## Exercise details
Restate the data exactly as given and keep the pictures out.

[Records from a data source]
+--
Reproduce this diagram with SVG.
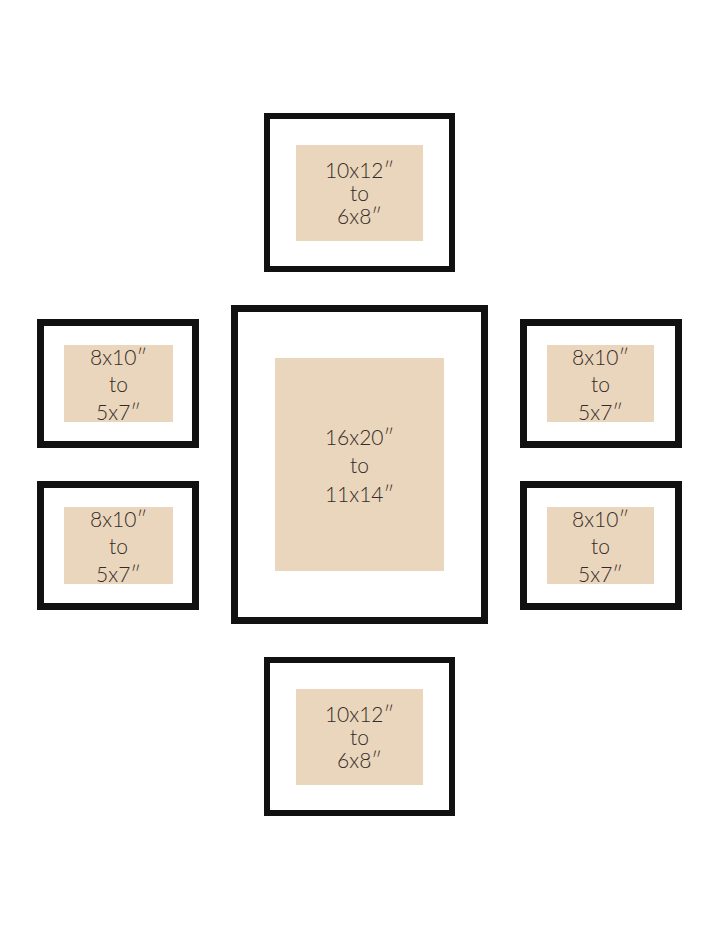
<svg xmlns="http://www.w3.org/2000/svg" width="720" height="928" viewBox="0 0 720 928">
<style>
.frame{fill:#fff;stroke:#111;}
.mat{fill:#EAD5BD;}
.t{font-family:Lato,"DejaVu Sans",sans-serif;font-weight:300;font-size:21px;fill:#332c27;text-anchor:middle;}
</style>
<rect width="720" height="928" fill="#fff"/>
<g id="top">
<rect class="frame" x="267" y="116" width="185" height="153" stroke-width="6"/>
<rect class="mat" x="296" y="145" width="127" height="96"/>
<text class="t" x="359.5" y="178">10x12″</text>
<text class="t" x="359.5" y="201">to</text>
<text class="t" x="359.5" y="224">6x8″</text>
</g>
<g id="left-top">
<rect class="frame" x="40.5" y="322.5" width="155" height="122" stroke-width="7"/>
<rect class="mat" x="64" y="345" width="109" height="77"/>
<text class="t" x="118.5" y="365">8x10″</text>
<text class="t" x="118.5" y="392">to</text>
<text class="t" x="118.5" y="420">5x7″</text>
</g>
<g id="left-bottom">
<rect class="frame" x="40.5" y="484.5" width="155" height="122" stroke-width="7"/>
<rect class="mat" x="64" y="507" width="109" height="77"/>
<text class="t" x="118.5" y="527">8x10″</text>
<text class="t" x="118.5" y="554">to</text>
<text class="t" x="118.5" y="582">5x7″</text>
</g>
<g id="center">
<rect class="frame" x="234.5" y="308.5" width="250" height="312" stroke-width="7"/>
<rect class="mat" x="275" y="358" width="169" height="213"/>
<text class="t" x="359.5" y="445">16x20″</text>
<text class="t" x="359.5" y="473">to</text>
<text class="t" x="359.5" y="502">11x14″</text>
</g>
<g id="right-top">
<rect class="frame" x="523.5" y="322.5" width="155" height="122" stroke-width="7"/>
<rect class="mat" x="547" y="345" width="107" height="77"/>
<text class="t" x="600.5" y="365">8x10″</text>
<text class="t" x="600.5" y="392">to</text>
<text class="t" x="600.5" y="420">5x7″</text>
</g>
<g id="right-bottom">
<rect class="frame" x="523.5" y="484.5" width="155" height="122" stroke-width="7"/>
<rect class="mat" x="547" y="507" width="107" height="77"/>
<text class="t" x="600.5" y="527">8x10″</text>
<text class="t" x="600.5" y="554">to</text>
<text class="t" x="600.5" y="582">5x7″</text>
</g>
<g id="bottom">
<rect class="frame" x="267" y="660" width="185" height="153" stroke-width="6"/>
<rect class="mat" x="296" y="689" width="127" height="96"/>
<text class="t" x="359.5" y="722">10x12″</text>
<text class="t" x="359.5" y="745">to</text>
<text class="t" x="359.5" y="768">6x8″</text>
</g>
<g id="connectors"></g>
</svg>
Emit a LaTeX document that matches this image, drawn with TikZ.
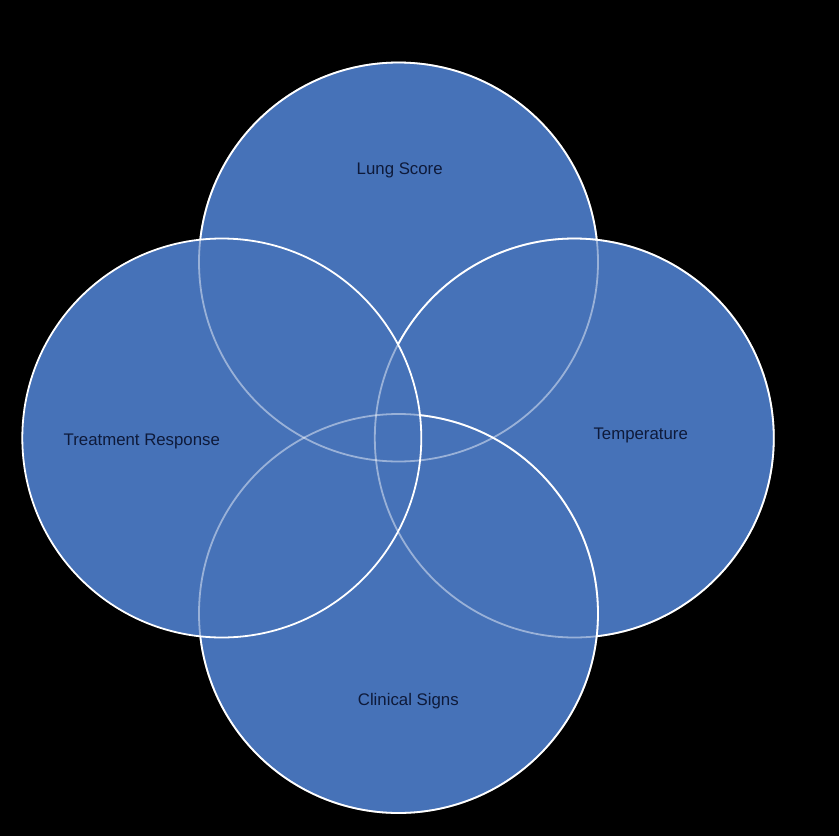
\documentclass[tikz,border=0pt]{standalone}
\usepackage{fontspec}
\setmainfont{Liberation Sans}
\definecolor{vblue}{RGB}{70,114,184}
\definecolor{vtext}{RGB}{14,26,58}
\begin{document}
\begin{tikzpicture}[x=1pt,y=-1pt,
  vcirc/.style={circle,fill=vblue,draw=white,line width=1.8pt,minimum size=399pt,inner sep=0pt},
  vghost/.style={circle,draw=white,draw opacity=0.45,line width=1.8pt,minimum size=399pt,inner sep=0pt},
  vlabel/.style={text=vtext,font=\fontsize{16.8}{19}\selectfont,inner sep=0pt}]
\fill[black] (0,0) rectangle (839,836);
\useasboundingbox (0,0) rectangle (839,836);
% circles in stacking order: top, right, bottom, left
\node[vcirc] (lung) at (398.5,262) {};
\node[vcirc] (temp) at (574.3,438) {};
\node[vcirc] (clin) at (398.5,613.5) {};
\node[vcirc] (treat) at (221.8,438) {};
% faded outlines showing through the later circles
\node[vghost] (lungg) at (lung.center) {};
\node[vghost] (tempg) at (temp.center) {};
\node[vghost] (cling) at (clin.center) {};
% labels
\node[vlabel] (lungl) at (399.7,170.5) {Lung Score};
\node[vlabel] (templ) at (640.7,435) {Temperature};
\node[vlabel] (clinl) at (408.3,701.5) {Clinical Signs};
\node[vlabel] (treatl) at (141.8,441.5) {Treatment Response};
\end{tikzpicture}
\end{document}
+--
## Result of this exercise
Reproduce this diagram with SVG.
<svg xmlns="http://www.w3.org/2000/svg" width="720" height="928" viewBox="0 0 720 928">
<style>
.frame{fill:#fff;stroke:#111;}
.mat{fill:#EAD5BD;}
.t{font-family:Lato,"DejaVu Sans",sans-serif;font-weight:300;font-size:21px;fill:#332c27;text-anchor:middle;}
</style>
<rect width="720" height="928" fill="#fff"/>
<g id="top">
<rect class="frame" x="267" y="116" width="185" height="153" stroke-width="6"/>
<rect class="mat" x="296" y="145" width="127" height="96"/>
<text class="t" x="359.5" y="178">10x12″</text>
<text class="t" x="359.5" y="201">to</text>
<text class="t" x="359.5" y="224">6x8″</text>
</g>
<g id="left-top">
<rect class="frame" x="40.5" y="322.5" width="155" height="122" stroke-width="7"/>
<rect class="mat" x="64" y="345" width="109" height="77"/>
<text class="t" x="118.5" y="365">8x10″</text>
<text class="t" x="118.5" y="392">to</text>
<text class="t" x="118.5" y="420">5x7″</text>
</g>
<g id="left-bottom">
<rect class="frame" x="40.5" y="484.5" width="155" height="122" stroke-width="7"/>
<rect class="mat" x="64" y="507" width="109" height="77"/>
<text class="t" x="118.5" y="527">8x10″</text>
<text class="t" x="118.5" y="554">to</text>
<text class="t" x="118.5" y="582">5x7″</text>
</g>
<g id="center">
<rect class="frame" x="234.5" y="308.5" width="250" height="312" stroke-width="7"/>
<rect class="mat" x="275" y="358" width="169" height="213"/>
<text class="t" x="359.5" y="445">16x20″</text>
<text class="t" x="359.5" y="473">to</text>
<text class="t" x="359.5" y="502">11x14″</text>
</g>
<g id="right-top">
<rect class="frame" x="523.5" y="322.5" width="155" height="122" stroke-width="7"/>
<rect class="mat" x="547" y="345" width="107" height="77"/>
<text class="t" x="600.5" y="365">8x10″</text>
<text class="t" x="600.5" y="392">to</text>
<text class="t" x="600.5" y="420">5x7″</text>
</g>
<g id="right-bottom">
<rect class="frame" x="523.5" y="484.5" width="155" height="122" stroke-width="7"/>
<rect class="mat" x="547" y="507" width="107" height="77"/>
<text class="t" x="600.5" y="527">8x10″</text>
<text class="t" x="600.5" y="554">to</text>
<text class="t" x="600.5" y="582">5x7″</text>
</g>
<g id="bottom">
<rect class="frame" x="267" y="660" width="185" height="153" stroke-width="6"/>
<rect class="mat" x="296" y="689" width="127" height="96"/>
<text class="t" x="359.5" y="722">10x12″</text>
<text class="t" x="359.5" y="745">to</text>
<text class="t" x="359.5" y="768">6x8″</text>
</g>
<g id="connectors"></g>
</svg>
Emit a LaTeX document that matches this image, drawn with TikZ.
\documentclass[tikz,border=0pt]{standalone}
\usepackage{fontspec}
\setmainfont{Liberation Sans}
\definecolor{vblue}{RGB}{70,114,184}
\definecolor{vtext}{RGB}{14,26,58}
\begin{document}
\begin{tikzpicture}[x=1pt,y=-1pt,
  vcirc/.style={circle,fill=vblue,draw=white,line width=1.8pt,minimum size=399pt,inner sep=0pt},
  vghost/.style={circle,draw=white,draw opacity=0.45,line width=1.8pt,minimum size=399pt,inner sep=0pt},
  vlabel/.style={text=vtext,font=\fontsize{16.8}{19}\selectfont,inner sep=0pt}]
\fill[black] (0,0) rectangle (839,836);
\useasboundingbox (0,0) rectangle (839,836);
% circles in stacking order: top, right, bottom, left
\node[vcirc] (lung) at (398.5,262) {};
\node[vcirc] (temp) at (574.3,438) {};
\node[vcirc] (clin) at (398.5,613.5) {};
\node[vcirc] (treat) at (221.8,438) {};
% faded outlines showing through the later circles
\node[vghost] (lungg) at (lung.center) {};
\node[vghost] (tempg) at (temp.center) {};
\node[vghost] (cling) at (clin.center) {};
% labels
\node[vlabel] (lungl) at (399.7,170.5) {Lung Score};
\node[vlabel] (templ) at (640.7,435) {Temperature};
\node[vlabel] (clinl) at (408.3,701.5) {Clinical Signs};
\node[vlabel] (treatl) at (141.8,441.5) {Treatment Response};
\end{tikzpicture}
\end{document}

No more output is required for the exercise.